Четверг 9

Четверг 9

Пиза и ее жители, отдыхающие на площади перед Дуомо12. Кампо Санто13 с его прямыми линиями и кипарисами по углам. Становятся понятными распри XV и XVI веков. Каждый город здесь имеет свое лицо и свою сокровенную правду.

Нет другой жизни, кроме той, чье уединение нарушал мерный звук моих шагов по берегу Арно. А также той, что волновала меня в поезде, идущем во Флоренцию. Женщины с такими серьезными лицами вдруг разражались смехом. Особенно хохотала одна, с длинным носом и горделивым ртом. В Пизе я долго предавался лени на поросшей травой Пьяцца дель Дуомо. Я пил из фонтанчиков, и вода была тепловатой, но бежала так быстро. По пути во Флоренцию я подолгу любовался лицами, упивался улыбками. Счастлив я или несчастен? Неважно. Я живу так яростно.

Вещи, живые существа ждут меня, и я, конечно, тоже жду их и тянусь к ним всеми силами моей печальной души. Но здесь я добываю себе средства к существованию, храня молчание и тайну. Как чудесно, когда не нужно говорить о себе.

Флоренция. На углу возле каждой церкви горы цветов с плотными блестящими лепестками, в капельках росы, таких простодушных.

Mostra Giottesca14.

Требуется время, чтобы заметить, что ранние флорентийские мастера изображали лица, которые каждый день встречаются на улицах.

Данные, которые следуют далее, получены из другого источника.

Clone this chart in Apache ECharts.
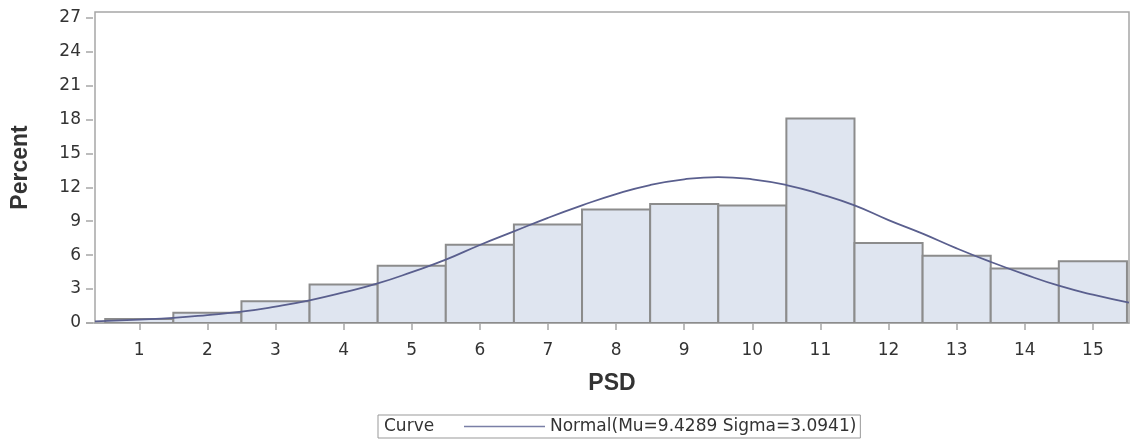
<!DOCTYPE html>
<html>
<head>
<meta charset="utf-8">
<style>
  html, body { margin: 0; padding: 0; background: #fff; }
  #chart-container { width: 1130px; height: 443px; }
</style>
<script src="https://cdn.jsdelivr.net/npm/echarts@6/dist/echarts.min.js"></script>
</head>
<body>
<div id="chart-container"></div>
<script>
var dom = document.getElementById('chart-container');
var myChart = echarts.init(dom, null, { renderer: 'canvas' });

// histogram bins (PSD midpoints) and percent per bin
var psdBins = [1, 2, 3, 4, 5, 6, 7, 8, 9, 10, 11, 12, 13, 14, 15];
var percents = [0.35, 0.9, 1.93, 3.4, 5.07, 6.93, 8.7, 10.03, 10.53, 10.38, 18.08, 7.08, 5.95, 4.83, 5.45];

// fitted normal curve
var curveX = [0.35, 1, 1.5, 2, 2.5, 3, 3.5, 4, 4.5, 5, 5.5, 6, 6.5, 7, 7.5, 8, 8.5, 9, 9.5, 10,
              10.5, 11, 11.5, 12, 12.5, 13, 13.5, 14, 14.5, 15, 15.53];
var curveY = [0.15, 0.3, 0.45, 0.7, 1.0, 1.45, 2.0, 2.7, 3.5, 4.5, 5.6, 6.9, 8.1, 9.3, 10.4, 11.4, 12.2, 12.7, 12.9, 12.7,
              12.2, 11.4, 10.4, 9.1, 7.9, 6.6, 5.4, 4.3, 3.3, 2.5, 1.8];
var curveName = 'Normal(Mu=9.4289 Sigma=3.0941)';

var xTicks = [1, 2, 3, 4, 5, 6, 7, 8, 9, 10, 11, 12, 13, 14, 15];
var yTicks = [0, 3, 6, 9, 12, 15, 18, 21, 24, 27];

var textColor = '#333';
var frameColor = '#a6a6a6';
var curveColor = '#5a5f8e';

var histData = psdBins.map(function (b, i) { return [b, percents[i]]; });
var curveData = curveX.map(function (x, i) { return [x, curveY[i]]; });

var option = {
  backgroundColor: '#fff',
  animation: false,
  grid: {
    left: 95, top: 12, right: 1, bottom: 120,
    show: true, borderColor: frameColor, borderWidth: 1.5, backgroundColor: 'transparent'
  },
  xAxis: {
    type: 'value',
    min: 0.35,
    max: 15.53,
    name: 'PSD',
    nameLocation: 'middle',
    nameGap: 49,
    nameTextStyle: { fontFamily: 'Liberation Sans', fontWeight: 'bold', fontSize: 23, color: textColor },
    splitLine: { show: false },
    axisLine: { show: true, lineStyle: { color: frameColor, width: 1.5 } },
    axisTick: { show: true, length: 7, customValues: xTicks, lineStyle: { color: frameColor, width: 1.5 } },
    axisLabel: { customValues: xTicks, margin: 19, fontFamily: 'DejaVu Sans', fontSize: 17, color: textColor }
  },
  yAxis: {
    type: 'value',
    min: 0,
    max: 27.5,
    offset: 2,
    name: 'Percent',
    nameLocation: 'middle',
    nameGap: 61,
    nameTextStyle: { fontFamily: 'Liberation Sans', fontWeight: 'bold', fontSize: 23, color: textColor },
    splitLine: { show: false },
    axisLine: { show: false },
    axisTick: { show: true, length: 7, customValues: yTicks, lineStyle: { color: frameColor, width: 1.5 } },
    axisLabel: { customValues: yTicks, margin: 12, fontFamily: 'DejaVu Sans', fontSize: 17, color: textColor }
  },
  legend: {
    show: true,
    data: [{ name: curveName, icon: 'rect' }],
    left: 378,
    top: 415,
    orient: 'horizontal',
    borderColor: '#999',
    borderWidth: 1,
    padding: [3, 4, 3, 86],
    itemWidth: 81,
    itemHeight: 1.5,
    selectedMode: false,
    itemStyle: { color: '#7a7fa6' },
    textStyle: { fontFamily: 'DejaVu Sans', fontSize: 17, color: textColor, lineHeight: 16 }
  },
  graphic: [
    {
      type: 'text',
      left: 384,
      top: 418,
      style: { text: 'Curve', fontFamily: 'DejaVu Sans', fontSize: 17, fill: textColor }
    },
    {
      type: 'line',
      shape: { x1: 86, y1: 323, x2: 95, y2: 323 },
      style: { stroke: frameColor, lineWidth: 1.5 }
    }
  ],
  series: [
    {
      type: 'custom',
      name: 'Histogram',
      clip: true,
      data: histData,
      renderItem: function (params, api) {
        var x = api.value(0);
        var y = api.value(1);
        var p1 = api.coord([x - 0.5, y]);
        var p2 = api.coord([x + 0.5, 0]);
        return {
          type: 'rect',
          shape: { x: p1[0], y: p1[1], width: p2[0] - p1[0], height: p2[1] - p1[1] },
          style: { fill: '#dfe5f0', stroke: '#8c8c8c', lineWidth: 2 }
        };
      },
      z: 1
    },
    {
      type: 'line',
      name: curveName,
      data: curveData,
      smooth: true,
      symbol: 'none',
      itemStyle: { color: curveColor },
      lineStyle: { color: curveColor, width: 1.8 },
      z: 3
    }
  ]
};

myChart.setOption(option);
window.addEventListener('resize', myChart.resize);
</script>
</body>
</html>
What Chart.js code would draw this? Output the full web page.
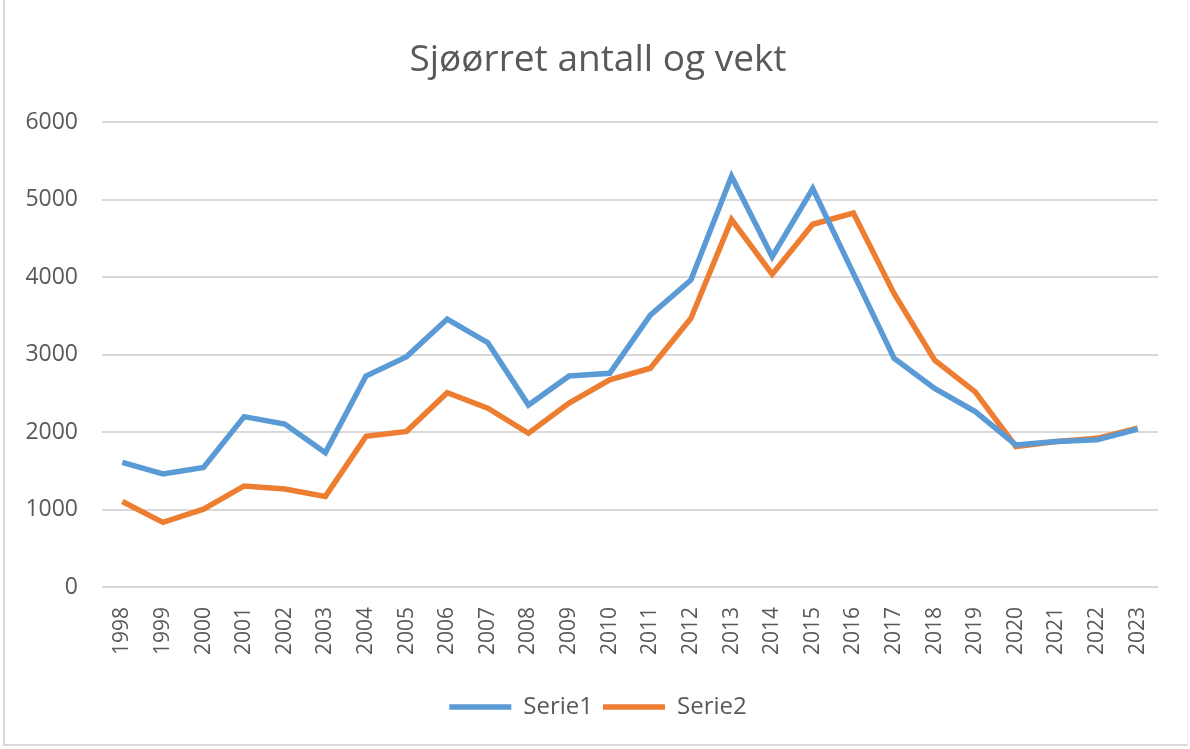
<!DOCTYPE html>
<html>
<head>
<meta charset="utf-8">
<script src="https://cdn.jsdelivr.net/npm/chart.js@4"></script>
<style>
  html, body { margin: 0; padding: 0; background: #fff; }
  #wrap { position: relative; width: 1190px; height: 749px; }
  #ramme { position: absolute; left: 3px; top: 0; width: 1182px; height: 744px;
           border-left: 2px solid #d9d9d9; border-bottom: 2px solid #d9d9d9; border-right: 1px solid #eee; }
</style>
</head>
<body>
<div id="wrap">
  <div id="ramme"></div>
  <canvas id="chartSjoorret" width="1190" height="749"></canvas>
</div>
<script>
// Data lest av bildet
const aar = ["1998", "1999", "2000", "2001", "2002", "2003", "2004", "2005", "2006",
  "2007", "2008", "2009", "2010", "2011", "2012", "2013", "2014", "2015", "2016",
  "2017", "2018", "2019", "2020", "2021", "2022", "2023"];

const serie1 = [1610, 1460, 1545, 2200, 2105, 1735, 2725, 2975, 3460, 3155, 2350,
  2725, 2760, 3510, 3965, 5305, 4265, 5145, 4050, 2955, 2565, 2265, 1835, 1880,
  1900, 2040];

const serie2 = [1105, 835, 1005, 1305, 1265, 1170, 1945, 2010, 2510, 2310, 1985,
  2375, 2675, 2825, 3470, 4745, 4040, 4685, 4830, 3790, 2930, 2520, 1815, 1880,
  1920, 2050];

const yTicks = [0, 1000, 2000, 3000, 4000, 5000, 6000];

const tekstFarge = "#595959";
const fontFamilie = "'Open Sans', 'Liberation Sans', sans-serif";

// y-etikettene får tegnes helt ut til venstre kant, tittelen holdes sentrert som i originalen
const utvidYEtiketter = {
  id: "utvidYEtiketter",
  afterLayout(chart) {
    chart.scales.y.left = 0;
  },
};

const contexto = document.getElementById("chartSjoorret").getContext("2d");

new Chart(contexto, {
  type: "line",
  data: {
    labels: aar,
    datasets: [
      {
        label: "Serie1",
        data: serie1,
        borderColor: "#5B9BD5",
        backgroundColor: "#5B9BD5",
        borderWidth: 5.5,
        pointRadius: 0,
        tension: 0,
      },
      {
        label: "Serie2",
        data: serie2,
        borderColor: "#ED7D31",
        backgroundColor: "#ED7D31",
        borderWidth: 5.5,
        pointRadius: 0,
        tension: 0,
      },
    ],
  },
  plugins: [utvidYEtiketter],
  options: {
    responsive: false,
    animation: false,
    layout: {
      padding: { left: 38, right: 32, top: 38, bottom: 20 },
    },
    plugins: {
      title: {
        display: true,
        text: "Sjøørret antall og vekt",
        color: tekstFarge,
        font: { family: fontFamilie, size: 37, weight: "normal" },
        padding: { top: 0, bottom: 40 },
      },
      legend: {
        position: "bottom",
        labels: {
          usePointStyle: true,
          pointStyle: "line",
          pointStyleWidth: 62,
          color: tekstFarge,
          font: { family: fontFamilie, size: 24 },
          padding: 10,
        },
      },
      tooltip: { enabled: false },
    },
    scales: {
      x: {
        offset: true,
        grid: { display: false },
        border: { display: false },
        afterFit: (axis) => {
          axis.height = 98;
        },
        ticks: {
          color: tekstFarge,
          minRotation: 90,
          maxRotation: 90,
          autoSkip: false,
          font: { family: fontFamilie, size: 21 },
          padding: 12,
        },
      },
      y: {
        min: 0,
        max: 6000,
        afterBuildTicks: (axis) => {
          axis.ticks = yTicks.map((v) => ({ value: v }));
        },
        afterFit: (axis) => {
          axis.width = 64;
        },
        grid: { color: "#d9d9d9", lineWidth: 2, drawTicks: false },
        border: { display: false },
        ticks: {
          color: tekstFarge,
          font: { family: fontFamilie, size: 23 },
          padding: 24,
          callback: (v) => String(v),
        },
      },
    },
  },
});
</script>
</body>
</html>
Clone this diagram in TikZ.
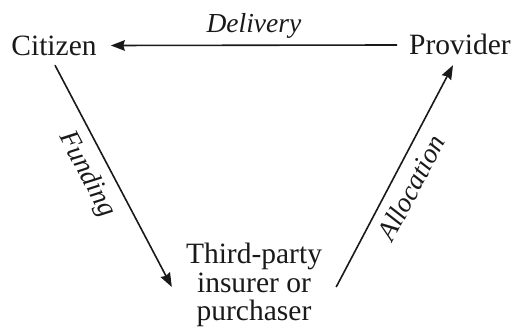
\documentclass[tikz,border=0pt]{standalone}
\usepackage{fontspec}
\setmainfont{Liberation Serif}
\usetikzlibrary{arrows.meta}
\tikzset{
  actor/.style={inner sep=0pt, text=black!90, font=\fontsize{29.5}{28.5}\selectfont},
  toprow/.style={actor, text height=20pt, text depth=0pt},
  flow/.style={line width=1.6pt, draw=black!90, -{Stealth[length=14pt, width=10.5pt, inset=1.5pt]}},
  flowlabel/.style={inner sep=0pt, text=black!90, font=\fontsize{27.5}{27}\selectfont\itshape}
}
\begin{document}
\begin{tikzpicture}[x=1pt, y=1pt]
  \useasboundingbox (0,0) rectangle (513,334);
  % the three parties
  \node[toprow, anchor=base] (cit) at (54,278.5) {Citizen};
  \node[toprow, anchor=base] (prov) at (460,279) {Provider};
  \node[actor, align=center] (tp) at (254,49) {Third-party\\insurer or\\purchaser};
  % money and service flows
  \draw[flow] ([xshift=-12pt]prov.west) -- ([xshift=14pt]cit.east)
    node[flowlabel, midway, above=6.5pt] (del) {Delivery};
  \draw[flow] ([xshift=1pt, yshift=-9.5pt]cit.south) -- ([xshift=-14pt, yshift=-2pt]tp.west)
    node[flowlabel, pos=0.444, sloped, below=9.6pt] (fund) {Funding};
  \draw[flow] ([xshift=14pt, yshift=-2pt]tp.east) -- ([xshift=-7pt, yshift=-10pt]prov.south)
    node[flowlabel, pos=0.49, sloped, below=9.6pt] (alloc) {Allocation};
\end{tikzpicture}
\end{document}
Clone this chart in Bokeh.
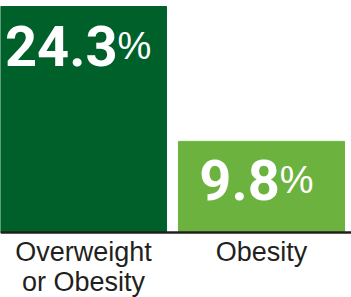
from bokeh.plotting import figure
from bokeh.models import ColumnDataSource, Range1d, Span
from bokeh.core.properties import value
from bokeh.embed import file_html
from bokeh.resources import INLINE

categories = ["Overweight\nor Obesity", "Obesity"]
values = [24.3, 9.8]
value_labels = ["24.3", "9.8"]
bar_colors = ["#00602a", "#6cb23f"]

NUM_SIZE = 56
PCT_SIZE = 38

def est_width(s):
    w = 0.0
    for ch in s:
        w += 0.276 if ch == "." else 0.562
    return w * NUM_SIZE

pct_w = 0.889 * PCT_SIZE
offsets = [(est_width(s) - pct_w) / 2 - 4 for s in value_labels]

xs = list(range(len(categories)))
src = ColumnDataSource(dict(x=xs, top=values, num=value_labels, color=bar_colors,
                            off=offsets, cat=categories, base=[0] * len(xs)))

p = figure(width=351, height=297, output_backend="svg", toolbar_location=None,
           x_range=Range1d(-0.4663, 1.5056), y_range=Range1d(-6.99, 24.95),
           min_border_left=0, min_border_right=0, min_border_top=0, min_border_bottom=0)
p.outline_line_color = None
p.grid.visible = False
p.axis.visible = False
p.background_fill_color = "white"

p.vbar(x="x", top="top", bottom=0, width=0.933, color="color", source=src)

p.add_layout(Span(location=0, dimension="width", line_color="#231f20", line_width=2.5))

p.text(x="x", y="top", text="num", source=src, x_offset="off", y_offset=39,
       text_align="right", text_baseline="alphabetic", text_color="white",
       text_font=value("Roboto"), text_font_style="bold",
       text_font_size=f"{NUM_SIZE}px")
p.text(x="x", y="top", text=value("%"), source=src, x_offset="off", y_offset=39,
       text_align="left", text_baseline="alphabetic", text_color="white",
       text_font=value("Liberation Sans"), text_font_size=f"{PCT_SIZE}px")

p.text(x="x", y="base", text="cat", source=src, y_offset=4,
       text_align="center", text_baseline="top", text_color="#231f20",
       text_font=value("Liberation Sans"), text_font_size="27px",
       text_line_height=1.0)

open("out.html", "w").write(file_html(p, INLINE))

Потому что мы утратили привычку видеть в лице главное. Мы уже не смотрим на своих современников, мы лишь берем от них то, что помогает нам ориентироваться (во всех смыслах). Раннехристианские мастера не искажают, они «воплощают».

Над монастырским кладбищем Сантиссима Аннунциата серое небо с нависшими тучами; архитектура строгая, но ничто здесь не напоминает о смерти. Есть надгробные плиты и надписи: этот был нежным отцом и верным мужем, тот был лучшим из супругов и предприимчивым торговцем, молодая женщина, образец всех добродетелей, говорила по-французски и по-английски, si come il nativo15. (Все ревностно исполняли свой долг, а сегодня на плитах, призванных увековечить их совершенства, дети играют в чехарду.) Вон там лежит девушка, бывшая единственной надеждой своих родных. Ma la gioia e pellegrina sulla terra16. Однако все это меня не убеждает. Почти все, судя по надписям, покорились вышней воле, вероятно, оттого, что ревностно выполняли свой долг в этом, как и во всем прочем. Я не покорюсь. Я буду безмолвно протестовать до конца. Нечего говорить «надо». Я прав в своем бунте, и я буду шаг за шагом идти к радости, этой вечной страннице на земле.

Тучи сгущаются, и ночь постепенно погружает во мрак надгробные плиты, на которых высечена мораль, приписанная мертвым. Если бы я был моралистом и писал книгу, то из сотни страниц девяносто девять оставил бы чистыми. На последней я написал бы: «Я знаю только один долг – любить». Всему прочему я говорю нет. Решительное нет. Плиты утверждают, что это бесполезно и что жизнь идет: col sol levante, col sol cadente17. Но бесполезность нимало не ослабляет моего бунта, наоборот, она его разжигает. Я сидел на земле, прислонившись к колонне, и думал об этом, а дети смеялись и резвились. Священник улыбнулся мне. Женщины смотрели на меня с любопытством. В церкви глухо играл орган, и его мягкий звук доносился порой сквозь крики детей. Смерть! Если продолжать в том же духе, я мог бы умереть счастливым. Я растранжирил бы всю свою надежду.